Set problem:
Retype the opening lines of the data exactly, stopping after the line that contains "const titleText = '11000Hz". Skip every picture.

Data extract:
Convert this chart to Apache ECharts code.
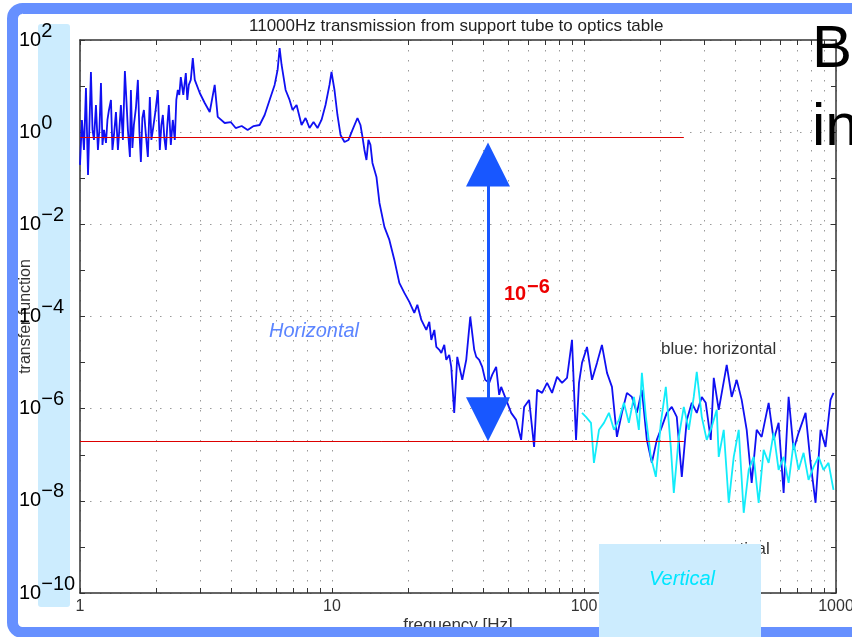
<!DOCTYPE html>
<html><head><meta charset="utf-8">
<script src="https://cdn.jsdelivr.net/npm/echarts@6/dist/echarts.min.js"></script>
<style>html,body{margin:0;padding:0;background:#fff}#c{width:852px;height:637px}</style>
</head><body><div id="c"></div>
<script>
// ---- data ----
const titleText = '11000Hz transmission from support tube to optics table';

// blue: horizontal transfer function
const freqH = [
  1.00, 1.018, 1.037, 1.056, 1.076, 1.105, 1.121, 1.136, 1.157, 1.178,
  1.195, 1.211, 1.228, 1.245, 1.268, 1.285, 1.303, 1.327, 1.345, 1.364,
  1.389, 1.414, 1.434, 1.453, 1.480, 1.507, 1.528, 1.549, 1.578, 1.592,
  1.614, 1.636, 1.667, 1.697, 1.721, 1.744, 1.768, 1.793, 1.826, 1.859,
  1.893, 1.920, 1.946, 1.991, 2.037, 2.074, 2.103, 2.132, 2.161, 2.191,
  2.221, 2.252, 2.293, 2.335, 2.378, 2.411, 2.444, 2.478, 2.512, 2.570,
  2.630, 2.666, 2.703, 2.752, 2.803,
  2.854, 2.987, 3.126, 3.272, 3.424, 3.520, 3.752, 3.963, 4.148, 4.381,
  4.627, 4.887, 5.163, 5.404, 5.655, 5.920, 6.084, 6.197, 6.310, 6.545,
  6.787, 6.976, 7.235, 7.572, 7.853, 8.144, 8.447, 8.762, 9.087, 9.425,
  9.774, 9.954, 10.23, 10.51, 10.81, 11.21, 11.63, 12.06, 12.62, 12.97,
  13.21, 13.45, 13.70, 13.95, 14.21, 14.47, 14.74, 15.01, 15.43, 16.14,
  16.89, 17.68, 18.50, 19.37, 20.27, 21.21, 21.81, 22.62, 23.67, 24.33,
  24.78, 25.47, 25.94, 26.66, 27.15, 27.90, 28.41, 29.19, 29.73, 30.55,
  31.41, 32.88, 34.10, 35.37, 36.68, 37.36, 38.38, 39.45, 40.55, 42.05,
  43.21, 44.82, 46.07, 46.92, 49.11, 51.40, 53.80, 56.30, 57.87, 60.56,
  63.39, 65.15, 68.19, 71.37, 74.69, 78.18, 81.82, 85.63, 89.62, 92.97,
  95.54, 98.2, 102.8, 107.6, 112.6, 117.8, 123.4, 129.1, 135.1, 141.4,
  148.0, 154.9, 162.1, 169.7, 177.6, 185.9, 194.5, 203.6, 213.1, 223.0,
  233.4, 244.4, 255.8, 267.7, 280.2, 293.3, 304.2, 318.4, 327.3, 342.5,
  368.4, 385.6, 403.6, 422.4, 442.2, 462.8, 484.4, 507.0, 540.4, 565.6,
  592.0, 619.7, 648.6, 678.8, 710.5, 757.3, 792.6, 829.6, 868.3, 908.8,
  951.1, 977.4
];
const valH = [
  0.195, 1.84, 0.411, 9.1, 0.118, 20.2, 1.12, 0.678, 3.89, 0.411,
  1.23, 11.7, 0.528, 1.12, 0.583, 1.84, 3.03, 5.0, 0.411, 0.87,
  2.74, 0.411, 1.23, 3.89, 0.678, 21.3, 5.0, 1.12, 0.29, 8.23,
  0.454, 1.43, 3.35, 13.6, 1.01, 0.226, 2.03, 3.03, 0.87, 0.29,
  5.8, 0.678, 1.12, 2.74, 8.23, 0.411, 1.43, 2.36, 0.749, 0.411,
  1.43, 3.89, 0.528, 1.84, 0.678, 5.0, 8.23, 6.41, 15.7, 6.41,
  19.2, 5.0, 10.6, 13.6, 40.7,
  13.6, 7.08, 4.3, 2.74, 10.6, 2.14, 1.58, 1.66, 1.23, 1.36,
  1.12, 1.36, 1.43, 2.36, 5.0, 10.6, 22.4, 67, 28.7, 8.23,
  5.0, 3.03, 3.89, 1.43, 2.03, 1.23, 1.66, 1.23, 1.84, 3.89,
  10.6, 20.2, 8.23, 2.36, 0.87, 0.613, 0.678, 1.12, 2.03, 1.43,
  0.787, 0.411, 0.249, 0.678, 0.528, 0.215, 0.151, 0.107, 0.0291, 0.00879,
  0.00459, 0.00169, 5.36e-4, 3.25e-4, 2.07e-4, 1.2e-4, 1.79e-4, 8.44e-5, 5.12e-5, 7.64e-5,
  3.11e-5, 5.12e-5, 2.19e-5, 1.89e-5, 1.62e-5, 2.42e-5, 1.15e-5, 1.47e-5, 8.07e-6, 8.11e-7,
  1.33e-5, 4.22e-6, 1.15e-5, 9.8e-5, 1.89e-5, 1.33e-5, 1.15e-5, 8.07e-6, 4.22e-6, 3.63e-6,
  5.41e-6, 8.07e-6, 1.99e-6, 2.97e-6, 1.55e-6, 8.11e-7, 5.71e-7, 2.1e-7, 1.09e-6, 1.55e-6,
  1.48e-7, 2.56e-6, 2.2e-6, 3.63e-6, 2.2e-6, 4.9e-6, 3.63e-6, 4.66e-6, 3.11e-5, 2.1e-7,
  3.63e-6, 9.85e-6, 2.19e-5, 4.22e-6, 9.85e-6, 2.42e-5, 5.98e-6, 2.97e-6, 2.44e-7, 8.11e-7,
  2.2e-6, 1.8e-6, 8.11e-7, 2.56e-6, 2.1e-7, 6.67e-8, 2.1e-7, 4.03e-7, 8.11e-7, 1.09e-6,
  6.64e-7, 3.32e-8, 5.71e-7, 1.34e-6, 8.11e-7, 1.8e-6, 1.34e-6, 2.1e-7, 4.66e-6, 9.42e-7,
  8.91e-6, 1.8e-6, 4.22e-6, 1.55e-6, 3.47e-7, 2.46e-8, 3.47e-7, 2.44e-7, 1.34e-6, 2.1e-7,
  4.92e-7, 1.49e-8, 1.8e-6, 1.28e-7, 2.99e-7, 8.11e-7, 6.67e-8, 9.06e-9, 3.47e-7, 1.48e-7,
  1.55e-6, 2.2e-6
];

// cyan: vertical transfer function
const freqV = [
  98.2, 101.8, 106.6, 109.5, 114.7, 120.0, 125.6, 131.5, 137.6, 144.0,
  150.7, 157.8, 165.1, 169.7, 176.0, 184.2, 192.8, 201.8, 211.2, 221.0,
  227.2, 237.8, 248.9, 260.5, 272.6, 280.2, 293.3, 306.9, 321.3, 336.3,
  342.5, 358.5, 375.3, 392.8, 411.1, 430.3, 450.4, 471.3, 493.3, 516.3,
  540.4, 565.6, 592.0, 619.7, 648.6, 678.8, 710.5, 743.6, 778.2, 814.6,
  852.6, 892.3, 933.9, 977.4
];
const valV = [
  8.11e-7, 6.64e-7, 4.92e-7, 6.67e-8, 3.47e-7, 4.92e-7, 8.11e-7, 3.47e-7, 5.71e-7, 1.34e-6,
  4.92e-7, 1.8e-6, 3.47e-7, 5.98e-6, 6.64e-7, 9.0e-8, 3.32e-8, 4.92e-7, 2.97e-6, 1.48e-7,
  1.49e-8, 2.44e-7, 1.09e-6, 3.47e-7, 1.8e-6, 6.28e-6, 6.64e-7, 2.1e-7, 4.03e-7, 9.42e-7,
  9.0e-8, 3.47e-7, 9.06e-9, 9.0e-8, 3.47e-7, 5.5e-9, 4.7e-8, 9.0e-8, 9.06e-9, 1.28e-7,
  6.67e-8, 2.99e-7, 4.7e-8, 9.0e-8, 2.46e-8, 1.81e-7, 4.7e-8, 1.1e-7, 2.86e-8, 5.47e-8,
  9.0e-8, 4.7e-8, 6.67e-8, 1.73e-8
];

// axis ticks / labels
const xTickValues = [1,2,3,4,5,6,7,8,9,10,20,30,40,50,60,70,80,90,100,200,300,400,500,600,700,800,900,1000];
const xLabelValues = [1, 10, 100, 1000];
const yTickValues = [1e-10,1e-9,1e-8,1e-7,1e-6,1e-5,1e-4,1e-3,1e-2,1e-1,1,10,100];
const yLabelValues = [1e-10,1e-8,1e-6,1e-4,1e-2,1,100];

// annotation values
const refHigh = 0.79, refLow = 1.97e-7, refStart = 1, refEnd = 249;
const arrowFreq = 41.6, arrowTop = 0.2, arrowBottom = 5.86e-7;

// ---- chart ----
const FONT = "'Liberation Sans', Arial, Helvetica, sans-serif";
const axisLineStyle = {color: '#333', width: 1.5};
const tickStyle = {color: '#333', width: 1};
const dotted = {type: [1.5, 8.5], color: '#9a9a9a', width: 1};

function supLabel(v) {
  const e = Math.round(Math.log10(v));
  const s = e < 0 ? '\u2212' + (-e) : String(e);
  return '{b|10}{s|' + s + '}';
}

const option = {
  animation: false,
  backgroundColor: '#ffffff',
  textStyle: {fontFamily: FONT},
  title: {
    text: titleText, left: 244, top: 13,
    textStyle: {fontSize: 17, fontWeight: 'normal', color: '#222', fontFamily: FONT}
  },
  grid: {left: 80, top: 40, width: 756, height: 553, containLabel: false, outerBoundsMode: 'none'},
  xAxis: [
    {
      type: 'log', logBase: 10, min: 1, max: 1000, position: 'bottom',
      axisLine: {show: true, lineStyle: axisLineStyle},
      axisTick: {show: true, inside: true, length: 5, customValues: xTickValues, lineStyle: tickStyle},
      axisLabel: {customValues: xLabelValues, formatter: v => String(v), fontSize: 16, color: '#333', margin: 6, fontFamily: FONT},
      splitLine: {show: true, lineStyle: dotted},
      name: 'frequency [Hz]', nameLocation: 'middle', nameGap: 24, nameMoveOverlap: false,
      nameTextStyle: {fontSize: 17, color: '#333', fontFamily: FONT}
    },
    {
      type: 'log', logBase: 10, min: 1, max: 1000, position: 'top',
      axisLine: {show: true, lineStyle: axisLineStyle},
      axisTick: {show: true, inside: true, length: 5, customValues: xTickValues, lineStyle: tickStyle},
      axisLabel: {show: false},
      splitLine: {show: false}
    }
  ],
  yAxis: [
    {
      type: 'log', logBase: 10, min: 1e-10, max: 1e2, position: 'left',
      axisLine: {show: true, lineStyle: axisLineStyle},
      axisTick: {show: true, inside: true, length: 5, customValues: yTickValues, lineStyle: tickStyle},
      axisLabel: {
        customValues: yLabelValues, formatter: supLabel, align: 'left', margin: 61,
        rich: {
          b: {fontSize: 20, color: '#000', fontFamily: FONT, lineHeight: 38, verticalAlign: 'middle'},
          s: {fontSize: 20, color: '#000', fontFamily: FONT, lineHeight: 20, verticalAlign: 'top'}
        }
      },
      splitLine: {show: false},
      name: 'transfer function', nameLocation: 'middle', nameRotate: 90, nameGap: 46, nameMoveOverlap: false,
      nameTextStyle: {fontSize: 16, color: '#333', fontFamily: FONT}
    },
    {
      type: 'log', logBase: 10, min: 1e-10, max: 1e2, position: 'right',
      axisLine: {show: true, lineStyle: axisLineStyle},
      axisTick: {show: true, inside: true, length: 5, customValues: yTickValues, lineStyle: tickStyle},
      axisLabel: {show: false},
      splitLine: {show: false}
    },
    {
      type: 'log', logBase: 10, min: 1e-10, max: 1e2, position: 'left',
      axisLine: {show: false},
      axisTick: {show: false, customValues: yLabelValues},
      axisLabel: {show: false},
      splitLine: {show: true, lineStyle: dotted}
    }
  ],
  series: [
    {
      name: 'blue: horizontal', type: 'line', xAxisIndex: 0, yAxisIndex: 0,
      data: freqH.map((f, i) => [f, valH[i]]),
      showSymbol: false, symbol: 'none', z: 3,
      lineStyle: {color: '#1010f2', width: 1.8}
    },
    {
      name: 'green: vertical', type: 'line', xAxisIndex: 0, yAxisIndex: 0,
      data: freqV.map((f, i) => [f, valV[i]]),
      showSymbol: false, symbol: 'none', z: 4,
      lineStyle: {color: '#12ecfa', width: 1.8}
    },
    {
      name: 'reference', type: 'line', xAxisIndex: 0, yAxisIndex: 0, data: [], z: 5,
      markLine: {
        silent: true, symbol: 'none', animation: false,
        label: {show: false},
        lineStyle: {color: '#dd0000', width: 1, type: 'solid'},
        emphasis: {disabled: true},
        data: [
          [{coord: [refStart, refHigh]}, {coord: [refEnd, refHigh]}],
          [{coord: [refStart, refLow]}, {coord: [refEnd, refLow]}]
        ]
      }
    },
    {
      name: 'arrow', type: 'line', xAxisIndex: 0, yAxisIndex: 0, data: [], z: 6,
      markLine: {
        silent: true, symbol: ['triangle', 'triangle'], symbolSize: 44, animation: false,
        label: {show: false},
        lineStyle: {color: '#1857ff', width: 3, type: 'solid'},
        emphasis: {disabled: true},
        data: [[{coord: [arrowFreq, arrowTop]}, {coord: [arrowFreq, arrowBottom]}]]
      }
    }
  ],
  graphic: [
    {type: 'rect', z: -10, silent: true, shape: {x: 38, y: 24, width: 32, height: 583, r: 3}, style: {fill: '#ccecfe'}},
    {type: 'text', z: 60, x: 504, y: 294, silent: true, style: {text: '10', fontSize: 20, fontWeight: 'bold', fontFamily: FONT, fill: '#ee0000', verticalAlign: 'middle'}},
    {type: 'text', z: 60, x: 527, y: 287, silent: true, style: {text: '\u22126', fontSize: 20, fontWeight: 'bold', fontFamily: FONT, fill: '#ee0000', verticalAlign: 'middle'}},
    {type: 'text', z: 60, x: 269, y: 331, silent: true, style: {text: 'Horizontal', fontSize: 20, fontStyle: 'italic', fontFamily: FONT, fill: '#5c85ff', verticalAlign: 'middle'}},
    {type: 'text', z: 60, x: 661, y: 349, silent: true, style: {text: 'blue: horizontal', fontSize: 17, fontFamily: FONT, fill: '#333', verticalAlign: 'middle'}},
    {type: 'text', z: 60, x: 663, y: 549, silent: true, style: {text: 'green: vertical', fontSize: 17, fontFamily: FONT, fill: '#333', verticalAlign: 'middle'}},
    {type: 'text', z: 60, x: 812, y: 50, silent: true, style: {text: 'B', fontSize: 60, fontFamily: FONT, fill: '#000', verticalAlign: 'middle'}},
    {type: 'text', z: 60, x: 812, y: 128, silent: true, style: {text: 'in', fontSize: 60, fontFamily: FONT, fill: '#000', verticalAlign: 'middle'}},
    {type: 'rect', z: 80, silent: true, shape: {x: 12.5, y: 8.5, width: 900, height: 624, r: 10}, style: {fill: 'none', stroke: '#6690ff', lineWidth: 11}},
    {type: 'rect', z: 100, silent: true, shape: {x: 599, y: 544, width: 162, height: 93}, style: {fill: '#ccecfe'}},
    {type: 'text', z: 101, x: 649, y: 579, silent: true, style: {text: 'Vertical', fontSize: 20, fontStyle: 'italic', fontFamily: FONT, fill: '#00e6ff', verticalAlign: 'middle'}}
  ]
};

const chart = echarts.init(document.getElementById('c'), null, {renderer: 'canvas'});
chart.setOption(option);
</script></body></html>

Task result:
Convert this chart to Apache ECharts code.
<!DOCTYPE html>
<html><head><meta charset="utf-8">
<script src="https://cdn.jsdelivr.net/npm/echarts@6/dist/echarts.min.js"></script>
<style>html,body{margin:0;padding:0;background:#fff}#c{width:852px;height:637px}</style>
</head><body><div id="c"></div>
<script>
// ---- data ----
const titleText = '11000Hz transmission from support tube to optics table';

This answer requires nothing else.